[Entries with chart source code]
— begin —

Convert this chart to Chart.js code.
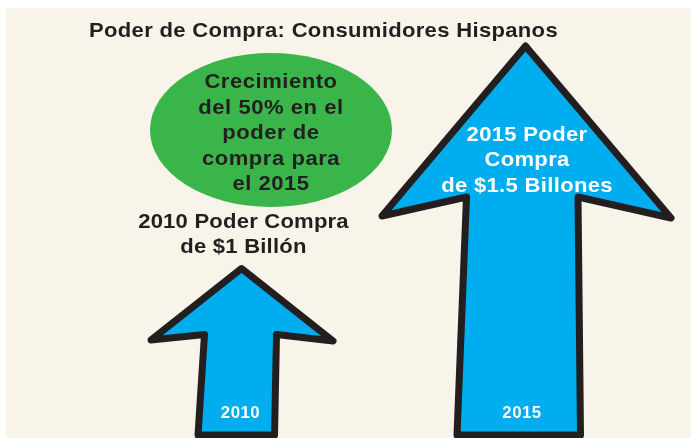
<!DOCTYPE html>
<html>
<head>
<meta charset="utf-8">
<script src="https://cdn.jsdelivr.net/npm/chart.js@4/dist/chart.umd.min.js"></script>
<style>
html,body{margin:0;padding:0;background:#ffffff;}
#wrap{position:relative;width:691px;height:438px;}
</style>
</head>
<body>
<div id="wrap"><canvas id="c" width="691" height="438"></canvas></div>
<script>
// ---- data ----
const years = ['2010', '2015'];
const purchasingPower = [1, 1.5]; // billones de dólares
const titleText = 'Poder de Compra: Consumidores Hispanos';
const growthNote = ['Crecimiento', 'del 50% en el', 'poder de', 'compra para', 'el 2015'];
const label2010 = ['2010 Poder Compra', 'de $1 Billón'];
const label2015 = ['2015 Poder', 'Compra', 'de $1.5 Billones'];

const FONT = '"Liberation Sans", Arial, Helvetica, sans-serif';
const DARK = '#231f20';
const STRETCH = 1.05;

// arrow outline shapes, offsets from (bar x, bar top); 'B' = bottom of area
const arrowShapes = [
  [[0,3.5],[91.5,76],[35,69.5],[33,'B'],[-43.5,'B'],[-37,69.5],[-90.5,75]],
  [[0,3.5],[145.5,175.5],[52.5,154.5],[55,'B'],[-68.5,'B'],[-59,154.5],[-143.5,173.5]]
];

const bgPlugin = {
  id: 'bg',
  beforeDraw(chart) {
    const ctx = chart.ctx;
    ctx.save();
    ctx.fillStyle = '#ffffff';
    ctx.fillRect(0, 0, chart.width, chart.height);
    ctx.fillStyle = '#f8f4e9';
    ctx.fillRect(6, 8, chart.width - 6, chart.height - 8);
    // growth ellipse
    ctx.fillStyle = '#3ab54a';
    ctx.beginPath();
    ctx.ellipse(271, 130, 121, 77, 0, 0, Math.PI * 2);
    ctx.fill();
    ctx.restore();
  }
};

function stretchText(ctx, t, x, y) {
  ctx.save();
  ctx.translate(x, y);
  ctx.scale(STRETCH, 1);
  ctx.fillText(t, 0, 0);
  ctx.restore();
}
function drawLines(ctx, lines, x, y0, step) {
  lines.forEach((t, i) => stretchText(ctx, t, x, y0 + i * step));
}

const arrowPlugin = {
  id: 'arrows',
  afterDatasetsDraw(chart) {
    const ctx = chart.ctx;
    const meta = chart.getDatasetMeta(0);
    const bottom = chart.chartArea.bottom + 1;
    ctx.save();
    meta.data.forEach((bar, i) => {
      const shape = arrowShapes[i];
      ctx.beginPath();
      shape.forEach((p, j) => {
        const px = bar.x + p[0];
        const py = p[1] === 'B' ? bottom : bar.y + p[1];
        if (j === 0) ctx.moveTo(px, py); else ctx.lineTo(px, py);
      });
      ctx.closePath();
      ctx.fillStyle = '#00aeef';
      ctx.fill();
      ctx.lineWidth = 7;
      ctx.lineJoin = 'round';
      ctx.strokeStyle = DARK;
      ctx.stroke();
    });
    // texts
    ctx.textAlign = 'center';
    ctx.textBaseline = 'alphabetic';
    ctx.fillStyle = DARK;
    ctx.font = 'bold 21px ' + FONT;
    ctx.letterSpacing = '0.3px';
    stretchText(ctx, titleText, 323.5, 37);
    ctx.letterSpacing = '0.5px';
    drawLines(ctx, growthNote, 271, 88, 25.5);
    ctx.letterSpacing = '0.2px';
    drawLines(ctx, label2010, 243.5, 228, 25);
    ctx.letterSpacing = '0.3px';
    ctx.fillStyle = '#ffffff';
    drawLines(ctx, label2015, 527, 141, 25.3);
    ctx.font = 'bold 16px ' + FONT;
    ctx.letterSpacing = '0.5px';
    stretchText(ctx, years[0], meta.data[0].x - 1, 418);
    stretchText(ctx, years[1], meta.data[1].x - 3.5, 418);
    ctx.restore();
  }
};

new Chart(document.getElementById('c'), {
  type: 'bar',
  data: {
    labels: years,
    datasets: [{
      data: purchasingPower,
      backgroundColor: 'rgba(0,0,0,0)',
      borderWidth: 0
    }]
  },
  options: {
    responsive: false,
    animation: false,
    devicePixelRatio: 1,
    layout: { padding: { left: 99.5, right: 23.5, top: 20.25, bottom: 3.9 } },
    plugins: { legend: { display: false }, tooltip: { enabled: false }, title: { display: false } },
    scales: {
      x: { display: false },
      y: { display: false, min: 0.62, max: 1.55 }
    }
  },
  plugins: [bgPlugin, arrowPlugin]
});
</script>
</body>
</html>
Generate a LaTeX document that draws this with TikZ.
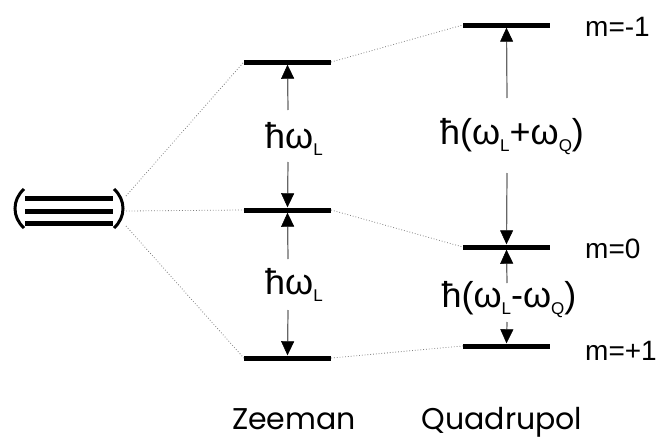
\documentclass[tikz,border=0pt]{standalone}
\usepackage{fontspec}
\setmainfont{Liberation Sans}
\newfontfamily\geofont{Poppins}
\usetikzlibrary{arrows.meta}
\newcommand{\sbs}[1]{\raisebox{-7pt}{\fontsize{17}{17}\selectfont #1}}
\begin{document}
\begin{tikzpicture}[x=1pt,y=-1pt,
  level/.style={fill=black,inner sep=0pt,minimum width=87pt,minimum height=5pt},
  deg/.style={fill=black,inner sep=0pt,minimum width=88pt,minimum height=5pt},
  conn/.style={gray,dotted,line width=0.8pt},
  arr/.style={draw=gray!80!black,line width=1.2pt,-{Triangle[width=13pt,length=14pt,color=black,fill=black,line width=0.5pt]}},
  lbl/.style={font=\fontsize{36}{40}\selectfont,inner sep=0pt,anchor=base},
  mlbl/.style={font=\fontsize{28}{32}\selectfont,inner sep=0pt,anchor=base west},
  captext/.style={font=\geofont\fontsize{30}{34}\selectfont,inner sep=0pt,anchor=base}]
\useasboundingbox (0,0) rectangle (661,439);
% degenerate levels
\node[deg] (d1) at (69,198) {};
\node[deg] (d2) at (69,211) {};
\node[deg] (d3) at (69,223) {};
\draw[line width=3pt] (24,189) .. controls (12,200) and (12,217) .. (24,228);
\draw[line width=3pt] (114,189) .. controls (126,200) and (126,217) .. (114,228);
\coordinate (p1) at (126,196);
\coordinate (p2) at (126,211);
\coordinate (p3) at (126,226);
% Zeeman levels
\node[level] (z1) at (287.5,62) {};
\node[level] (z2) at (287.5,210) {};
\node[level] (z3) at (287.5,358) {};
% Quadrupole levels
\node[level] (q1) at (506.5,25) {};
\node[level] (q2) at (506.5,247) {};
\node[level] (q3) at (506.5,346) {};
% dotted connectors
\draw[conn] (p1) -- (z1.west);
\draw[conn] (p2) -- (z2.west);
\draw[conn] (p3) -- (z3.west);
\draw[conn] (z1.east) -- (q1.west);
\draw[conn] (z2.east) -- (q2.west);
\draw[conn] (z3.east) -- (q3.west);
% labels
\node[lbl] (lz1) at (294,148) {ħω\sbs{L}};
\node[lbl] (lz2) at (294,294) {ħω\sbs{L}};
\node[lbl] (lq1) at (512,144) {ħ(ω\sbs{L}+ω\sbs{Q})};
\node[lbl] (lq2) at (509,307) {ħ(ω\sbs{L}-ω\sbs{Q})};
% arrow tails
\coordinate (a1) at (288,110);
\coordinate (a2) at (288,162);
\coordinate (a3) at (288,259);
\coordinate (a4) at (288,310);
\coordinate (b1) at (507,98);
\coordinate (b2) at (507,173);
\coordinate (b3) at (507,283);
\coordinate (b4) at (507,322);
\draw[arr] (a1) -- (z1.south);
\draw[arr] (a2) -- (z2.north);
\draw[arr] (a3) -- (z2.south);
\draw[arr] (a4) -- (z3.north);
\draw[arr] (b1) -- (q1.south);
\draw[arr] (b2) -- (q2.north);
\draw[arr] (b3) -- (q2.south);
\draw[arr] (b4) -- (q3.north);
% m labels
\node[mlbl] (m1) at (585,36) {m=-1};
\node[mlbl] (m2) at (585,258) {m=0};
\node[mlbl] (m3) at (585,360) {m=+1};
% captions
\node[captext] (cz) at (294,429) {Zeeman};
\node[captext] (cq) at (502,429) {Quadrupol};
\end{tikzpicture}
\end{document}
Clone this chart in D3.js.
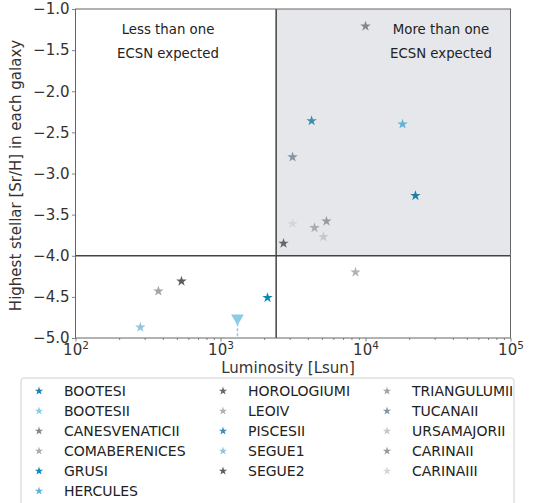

— end —

#### [What you will do]
From the listing, copy each line containing the word "this".

#### [Response to the task]
Convert this chart to Chart.js code.
Generate a LaTeX document that draws this with TikZ.
Clone this chart in D3.js.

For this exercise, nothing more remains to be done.